第16章 危ない!
「どうしました?」
メイがリンの顔を見るが精気が無く、目は虚ろだった。相当の精神的重圧かショックを受けたに違いないと彼女はす思った。
「う・・あ・・」
リンは言葉十分発する事が出来ない状況だった。メイの表情がさっと変わった。
「重症です。これは・・私の手に負えるかどうか」
「え・・」
ダンは絶句した。視覚的に見えるリンは、確かに虚ろな表情ではあるが、全力を出し切ったような脱力感に見えたからだ。回復剤も与え、既に肉体的には体調も戻って来ているとも見えるのに、重症と言うメイの言葉に蒼白となった。リンは第14班内において、また組織内においても重要な人物だ。数々の今まで貢献をしてきて、最前線に常に立ち、その特異な能力を次々と発揮してきた。身体能力の一部は組織一の特性を持つ者だ。
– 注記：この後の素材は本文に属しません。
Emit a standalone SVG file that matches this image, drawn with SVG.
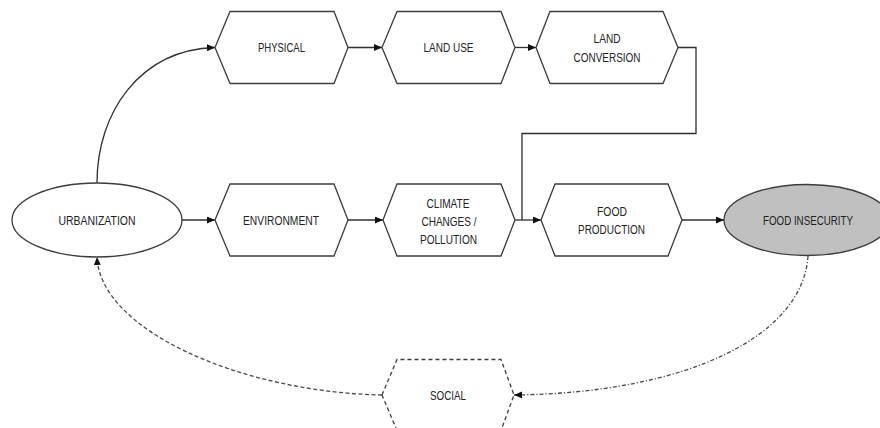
<svg xmlns="http://www.w3.org/2000/svg" width="880" height="428" viewBox="0 0 880 428">
<defs>
<style>
.shape{fill:#fff;stroke:#3c3c3c;stroke-width:1.3}
.grey{fill:#c0c0c0;stroke:#3c3c3c;stroke-width:1.3}
.dash{fill:#fff;stroke:#3c3c3c;stroke-width:1.3;stroke-dasharray:4 3}
.lbl{font-family:"Liberation Sans",Arial,sans-serif;font-size:12.5px;fill:#222;text-anchor:middle}
.conn{fill:none;stroke:#2f2f2f;stroke-width:1.3}
.dashed{stroke-dasharray:4 2.5;stroke:#4a4a4a}
.dashdot{stroke-dasharray:4 2 1.2 2;stroke:#4a4a4a}
</style>
<marker id="arr" viewBox="0 0 8 7" refX="8" refY="3.5" markerWidth="8" markerHeight="7" markerUnits="userSpaceOnUse" orient="auto">
<path d="M0,0 L8,3.5 L0,7 z" fill="#111"/>
</marker>
</defs>
<rect width="880" height="428" fill="#fff"/>

<g id="connectors">
<path class="conn" d="M97,183 C97,112 140,50 215,47.5" marker-end="url(#arr)"/>
<line class="conn" x1="348" y1="47.5" x2="382" y2="47.5" marker-end="url(#arr)"/>
<line class="conn" x1="515" y1="47.5" x2="536" y2="47.5" marker-end="url(#arr)"/>
<path class="conn" d="M678,47.5 H696 V133.5 H522 V220"/>
<line class="conn" x1="182" y1="220" x2="215" y2="220" marker-end="url(#arr)"/>
<line class="conn" x1="348" y1="220" x2="383" y2="220" marker-end="url(#arr)"/>
<line class="conn" x1="515" y1="220" x2="541" y2="220" marker-end="url(#arr)"/>
<line class="conn" x1="682" y1="220" x2="724" y2="220" marker-end="url(#arr)"/>
<path class="conn dashdot" d="M808,256 C803,335 690,393 514,395" marker-end="url(#arr)"/>
<path class="conn dashed" d="M382,395 C240,392 100,330 97,257" marker-end="url(#arr)"/>
</g>

<g id="urbanization">
<ellipse class="shape" cx="97" cy="220" rx="85" ry="37"/>
<text class="lbl" x="97" y="224.5" textLength="77" lengthAdjust="spacingAndGlyphs">URBANIZATION</text>
</g>

<g id="physical">
<polygon class="shape" points="215,47.5 230,11.5 334,11.5 348,47.5 334,83.5 230,83.5"/>
<text class="lbl" x="281.5" y="52" textLength="47" lengthAdjust="spacingAndGlyphs">PHYSICAL</text>
</g>

<g id="land-use">
<polygon class="shape" points="382,47.5 397,11.5 501,11.5 515,47.5 501,83.5 397,83.5"/>
<text class="lbl" x="448.5" y="52" textLength="50" lengthAdjust="spacingAndGlyphs">LAND USE</text>
</g>

<g id="land-conversion">
<polygon class="shape" points="536,47.5 550,11.5 663,11.5 678,47.5 663,83.5 550,83.5"/>
<text class="lbl" x="607" y="42.5" textLength="27" lengthAdjust="spacingAndGlyphs">LAND</text>
<text class="lbl" x="607" y="61.5" textLength="67" lengthAdjust="spacingAndGlyphs">CONVERSION</text>
</g>

<g id="environment">
<polygon class="shape" points="215,220 230,184 334,184 348,220 334,256 230,256"/>
<text class="lbl" x="281" y="224.5" textLength="76" lengthAdjust="spacingAndGlyphs">ENVIRONMENT</text>
</g>

<g id="climate">
<polygon class="shape" points="383,220 397,184 501,184 515,220 501,256 397,256"/>
<text class="lbl" x="448" y="207.5" textLength="43" lengthAdjust="spacingAndGlyphs">CLIMATE</text>
<text class="lbl" x="449" y="225.5" textLength="55" lengthAdjust="spacingAndGlyphs">CHANGES /</text>
<text class="lbl" x="448.5" y="243.5" textLength="57" lengthAdjust="spacingAndGlyphs">POLLUTION</text>
</g>

<g id="food-production">
<polygon class="shape" points="541,220 555,184 668,184 682,220 668,256 555,256"/>
<text class="lbl" x="612" y="216" textLength="30" lengthAdjust="spacingAndGlyphs">FOOD</text>
<text class="lbl" x="611.5" y="234" textLength="67" lengthAdjust="spacingAndGlyphs">PRODUCTION</text>
</g>

<g id="food-insecurity">
<ellipse class="grey" cx="807" cy="220" rx="83" ry="35.5"/>
<text class="lbl" x="808" y="225" textLength="90" lengthAdjust="spacingAndGlyphs">FOOD INSECURITY</text>
</g>

<g id="social">
<polygon class="dash" points="382,395 397,359.5 501,359.5 514,395 501,430.5 397,430.5"/>
<text class="lbl" x="448" y="399.5" textLength="36" lengthAdjust="spacingAndGlyphs">SOCIAL</text>
</g>
</svg>
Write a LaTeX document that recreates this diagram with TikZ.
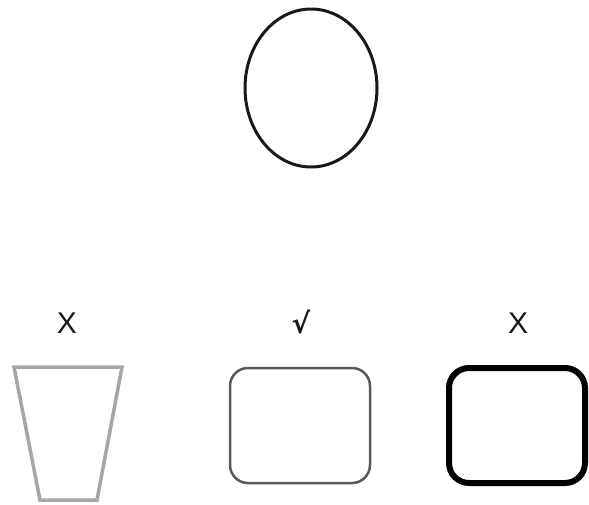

ダンが報告すると、シンは自分もすぐ行くと言い出した。心配なのだ。リンはシンの信頼を一番とも言える程厚く持っている者だからだ。ある程度マコトより単独行動を任せても、ケンと同様に思慮深く、安心して任せられる者だからだ。
アマンが、
「お待ちください。ご心配は重々承知致しますが、なぜメイ博士を派遣されたのかも含めて、既にショウ班長は隊長と合流もしています。操縦士だけの役割では無いのと同様に、副首班も現地に居られます。ここはメイ博士を信頼しましょう」
「あ・・それは、俺が間違っていた」
シンはすぐ気づいた。信頼して送り出しているメイ博士を、まるで信用していないように聞こえるからだ。彼女に託して、大事な博士を遠方に幾らショウの護衛であっても行かせているのに、その見立てを信用しない言葉に聞こえてしまう、アマンの指摘は実に正しい。
「いえ、首班にご指摘を申し上げる立場では御座いませんが、ここはメイ博士を信用して下さいませ。恐らく精神医学的な事を学んで来た第一人者だと思いますので」
「それも、そうなのか・・リン程の男が、こんな感じになると言う位の衝撃的な出来事、或いは眼には見えないが攻撃を受けた可能性もあると言う事だね?」
「そこまでは・・私にも分かりませんが、今、画像解析を現地にて急ピッチでショウ班長がやっておられます。恐らく細かい分析が成されている筈です」
「うん・・そのつもりで一緒に行かせた。隊長を呼ぼう」
シンは、マコトと一緒にケイジも呼びだした。まるでそこに2人が居るような精巧な8G立体画像であった。